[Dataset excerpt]
■ ■ ■

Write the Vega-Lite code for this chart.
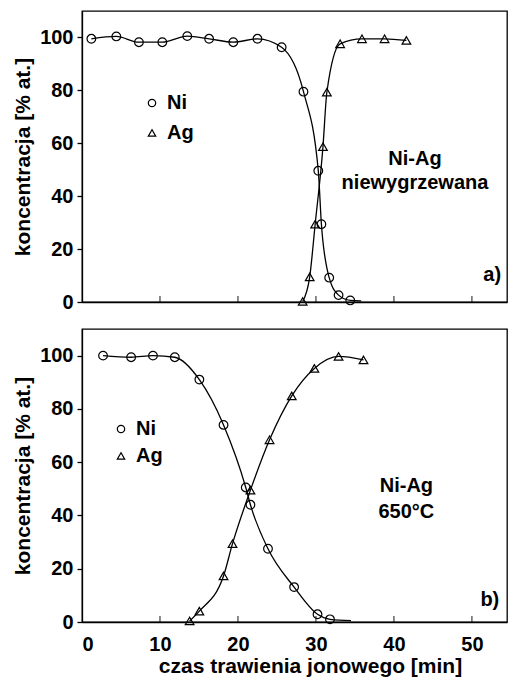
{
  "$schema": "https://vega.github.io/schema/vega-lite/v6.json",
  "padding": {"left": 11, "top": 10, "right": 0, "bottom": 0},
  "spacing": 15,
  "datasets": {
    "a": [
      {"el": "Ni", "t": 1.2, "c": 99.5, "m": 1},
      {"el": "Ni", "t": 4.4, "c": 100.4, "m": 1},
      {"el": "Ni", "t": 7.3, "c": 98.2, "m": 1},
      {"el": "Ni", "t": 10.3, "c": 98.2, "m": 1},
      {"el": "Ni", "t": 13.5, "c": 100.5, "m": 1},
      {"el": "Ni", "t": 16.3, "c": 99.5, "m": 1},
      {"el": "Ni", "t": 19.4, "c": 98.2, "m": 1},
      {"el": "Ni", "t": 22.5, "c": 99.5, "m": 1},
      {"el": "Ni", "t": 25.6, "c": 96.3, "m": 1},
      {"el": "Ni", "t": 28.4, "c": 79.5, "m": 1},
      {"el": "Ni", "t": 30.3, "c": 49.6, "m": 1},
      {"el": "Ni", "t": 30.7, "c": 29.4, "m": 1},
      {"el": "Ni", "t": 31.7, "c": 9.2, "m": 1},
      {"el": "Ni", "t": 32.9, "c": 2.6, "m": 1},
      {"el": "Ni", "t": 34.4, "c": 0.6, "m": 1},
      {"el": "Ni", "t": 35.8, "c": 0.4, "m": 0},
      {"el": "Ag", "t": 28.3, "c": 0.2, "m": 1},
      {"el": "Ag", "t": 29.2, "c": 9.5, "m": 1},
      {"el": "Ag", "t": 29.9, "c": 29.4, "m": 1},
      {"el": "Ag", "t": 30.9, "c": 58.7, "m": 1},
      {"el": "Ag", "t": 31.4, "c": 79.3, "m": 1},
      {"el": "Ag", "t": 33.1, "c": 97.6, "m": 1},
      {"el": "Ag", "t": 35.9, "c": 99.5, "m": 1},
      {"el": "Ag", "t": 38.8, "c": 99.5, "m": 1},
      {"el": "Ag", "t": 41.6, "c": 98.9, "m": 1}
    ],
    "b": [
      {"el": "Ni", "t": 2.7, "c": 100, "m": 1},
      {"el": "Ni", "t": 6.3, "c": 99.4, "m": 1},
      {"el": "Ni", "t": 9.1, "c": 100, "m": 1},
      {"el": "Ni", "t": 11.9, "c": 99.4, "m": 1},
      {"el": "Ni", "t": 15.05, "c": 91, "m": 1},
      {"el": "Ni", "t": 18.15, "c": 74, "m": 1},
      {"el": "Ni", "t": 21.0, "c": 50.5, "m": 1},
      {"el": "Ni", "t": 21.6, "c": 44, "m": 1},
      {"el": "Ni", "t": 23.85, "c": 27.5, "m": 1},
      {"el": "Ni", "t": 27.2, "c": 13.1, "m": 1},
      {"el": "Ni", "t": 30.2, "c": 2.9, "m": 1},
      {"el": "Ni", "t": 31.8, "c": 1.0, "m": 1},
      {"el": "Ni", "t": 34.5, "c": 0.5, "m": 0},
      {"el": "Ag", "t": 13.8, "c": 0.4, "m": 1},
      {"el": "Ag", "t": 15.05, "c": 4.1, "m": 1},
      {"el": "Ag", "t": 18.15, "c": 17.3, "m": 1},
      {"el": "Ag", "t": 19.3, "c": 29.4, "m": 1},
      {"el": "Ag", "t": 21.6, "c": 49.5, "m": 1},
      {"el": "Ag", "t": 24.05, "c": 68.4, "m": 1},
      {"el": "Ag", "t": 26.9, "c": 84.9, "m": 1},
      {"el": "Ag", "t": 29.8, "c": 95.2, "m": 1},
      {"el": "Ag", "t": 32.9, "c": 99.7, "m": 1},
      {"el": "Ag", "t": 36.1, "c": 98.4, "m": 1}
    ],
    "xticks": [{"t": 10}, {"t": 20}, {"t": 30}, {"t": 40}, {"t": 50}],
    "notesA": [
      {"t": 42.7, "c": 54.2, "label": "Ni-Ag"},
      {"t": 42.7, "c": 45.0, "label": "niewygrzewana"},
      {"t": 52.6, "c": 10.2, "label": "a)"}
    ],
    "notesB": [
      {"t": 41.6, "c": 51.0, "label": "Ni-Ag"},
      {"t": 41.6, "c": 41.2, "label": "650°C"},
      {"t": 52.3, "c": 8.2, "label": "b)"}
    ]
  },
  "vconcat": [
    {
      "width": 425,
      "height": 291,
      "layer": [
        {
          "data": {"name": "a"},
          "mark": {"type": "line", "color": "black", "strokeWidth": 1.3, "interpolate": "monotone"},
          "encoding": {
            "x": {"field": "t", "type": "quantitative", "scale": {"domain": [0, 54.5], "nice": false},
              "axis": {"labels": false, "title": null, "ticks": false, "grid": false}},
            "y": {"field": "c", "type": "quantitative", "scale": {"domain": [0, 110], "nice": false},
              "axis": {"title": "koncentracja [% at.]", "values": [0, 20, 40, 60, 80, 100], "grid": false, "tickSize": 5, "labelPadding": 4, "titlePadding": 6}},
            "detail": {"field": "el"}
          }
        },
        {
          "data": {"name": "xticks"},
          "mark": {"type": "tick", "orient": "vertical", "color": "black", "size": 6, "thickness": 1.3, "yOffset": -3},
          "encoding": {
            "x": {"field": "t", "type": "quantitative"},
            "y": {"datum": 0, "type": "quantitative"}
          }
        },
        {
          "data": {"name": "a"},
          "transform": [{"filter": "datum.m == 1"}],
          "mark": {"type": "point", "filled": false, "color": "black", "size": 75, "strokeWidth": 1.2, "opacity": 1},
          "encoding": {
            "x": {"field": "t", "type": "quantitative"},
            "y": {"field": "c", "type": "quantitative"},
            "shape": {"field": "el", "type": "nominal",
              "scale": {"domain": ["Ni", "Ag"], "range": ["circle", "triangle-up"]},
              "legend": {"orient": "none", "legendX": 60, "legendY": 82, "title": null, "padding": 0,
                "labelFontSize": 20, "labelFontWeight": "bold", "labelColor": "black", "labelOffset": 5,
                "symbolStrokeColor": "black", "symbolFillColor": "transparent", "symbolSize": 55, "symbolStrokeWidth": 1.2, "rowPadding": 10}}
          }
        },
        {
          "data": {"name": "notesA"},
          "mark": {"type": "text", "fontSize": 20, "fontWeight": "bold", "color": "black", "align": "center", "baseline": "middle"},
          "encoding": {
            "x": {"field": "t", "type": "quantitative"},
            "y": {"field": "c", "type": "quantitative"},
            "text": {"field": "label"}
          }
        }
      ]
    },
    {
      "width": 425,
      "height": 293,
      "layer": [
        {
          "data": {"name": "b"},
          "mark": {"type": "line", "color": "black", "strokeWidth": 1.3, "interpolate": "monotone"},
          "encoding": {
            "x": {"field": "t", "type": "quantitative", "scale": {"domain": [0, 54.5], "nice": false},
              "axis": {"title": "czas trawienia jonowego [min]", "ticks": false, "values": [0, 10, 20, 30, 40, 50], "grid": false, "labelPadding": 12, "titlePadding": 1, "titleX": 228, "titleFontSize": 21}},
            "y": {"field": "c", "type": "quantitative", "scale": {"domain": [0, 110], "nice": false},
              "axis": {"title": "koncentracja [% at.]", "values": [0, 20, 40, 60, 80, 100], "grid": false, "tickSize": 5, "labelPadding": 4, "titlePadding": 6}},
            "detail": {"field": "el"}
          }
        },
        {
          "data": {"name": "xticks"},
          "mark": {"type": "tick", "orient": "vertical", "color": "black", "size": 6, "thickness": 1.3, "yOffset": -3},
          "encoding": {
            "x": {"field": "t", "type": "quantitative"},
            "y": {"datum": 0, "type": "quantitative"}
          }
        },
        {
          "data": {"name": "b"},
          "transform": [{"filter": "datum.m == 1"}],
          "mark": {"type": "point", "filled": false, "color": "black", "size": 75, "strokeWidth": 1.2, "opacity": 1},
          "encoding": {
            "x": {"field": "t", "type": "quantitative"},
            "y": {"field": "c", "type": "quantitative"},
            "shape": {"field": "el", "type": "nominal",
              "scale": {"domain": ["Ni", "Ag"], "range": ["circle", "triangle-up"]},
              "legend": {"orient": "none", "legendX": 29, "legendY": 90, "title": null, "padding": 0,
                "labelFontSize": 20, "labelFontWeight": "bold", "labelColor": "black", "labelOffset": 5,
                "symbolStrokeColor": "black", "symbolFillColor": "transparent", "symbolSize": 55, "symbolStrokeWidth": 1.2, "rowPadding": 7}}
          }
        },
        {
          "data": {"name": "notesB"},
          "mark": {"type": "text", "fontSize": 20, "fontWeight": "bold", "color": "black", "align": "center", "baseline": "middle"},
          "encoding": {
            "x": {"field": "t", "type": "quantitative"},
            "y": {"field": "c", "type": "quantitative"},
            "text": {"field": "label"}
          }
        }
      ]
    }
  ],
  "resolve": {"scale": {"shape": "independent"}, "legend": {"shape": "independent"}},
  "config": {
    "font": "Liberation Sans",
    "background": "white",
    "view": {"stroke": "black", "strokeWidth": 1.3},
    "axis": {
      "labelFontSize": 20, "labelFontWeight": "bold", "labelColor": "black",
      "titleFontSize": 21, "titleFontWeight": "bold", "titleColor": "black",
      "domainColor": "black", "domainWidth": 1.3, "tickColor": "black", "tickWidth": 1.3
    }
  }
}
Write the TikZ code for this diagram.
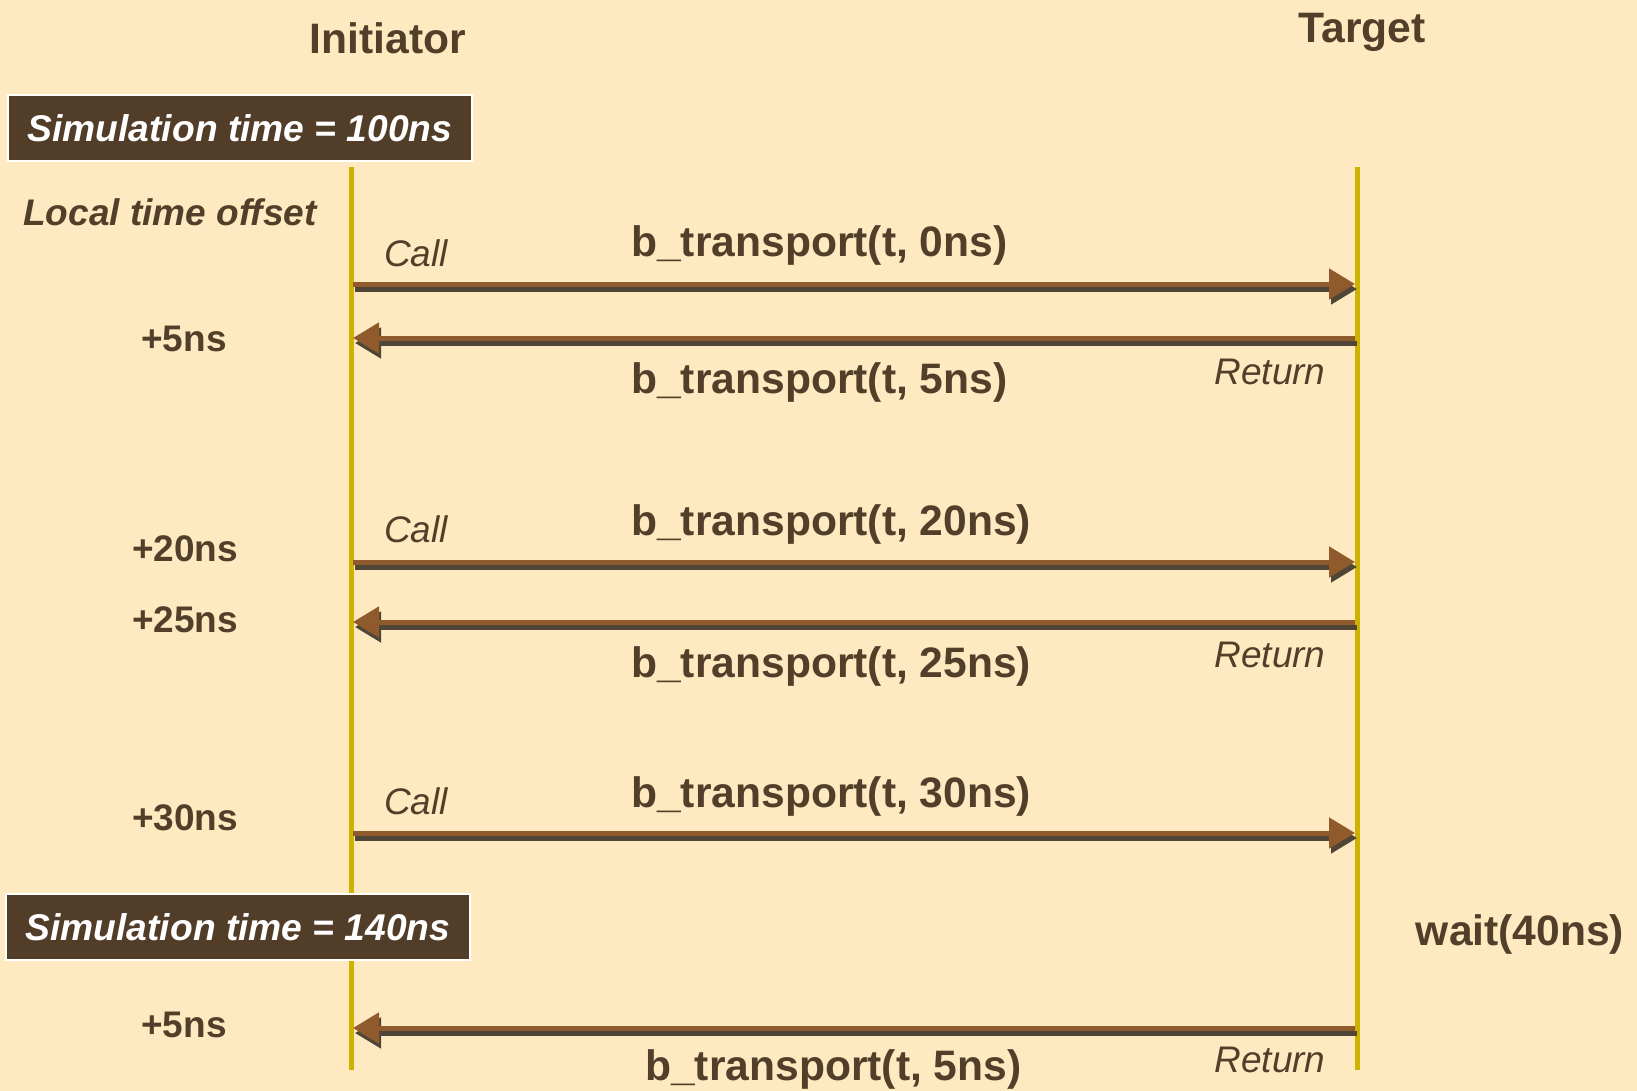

■ ■ ■

# [Exercise prompt]
From the data above, copy each line where the string "this" appears.

# [Solution]
Write the Vega-Lite code for this chart.
Write the TikZ code for this diagram.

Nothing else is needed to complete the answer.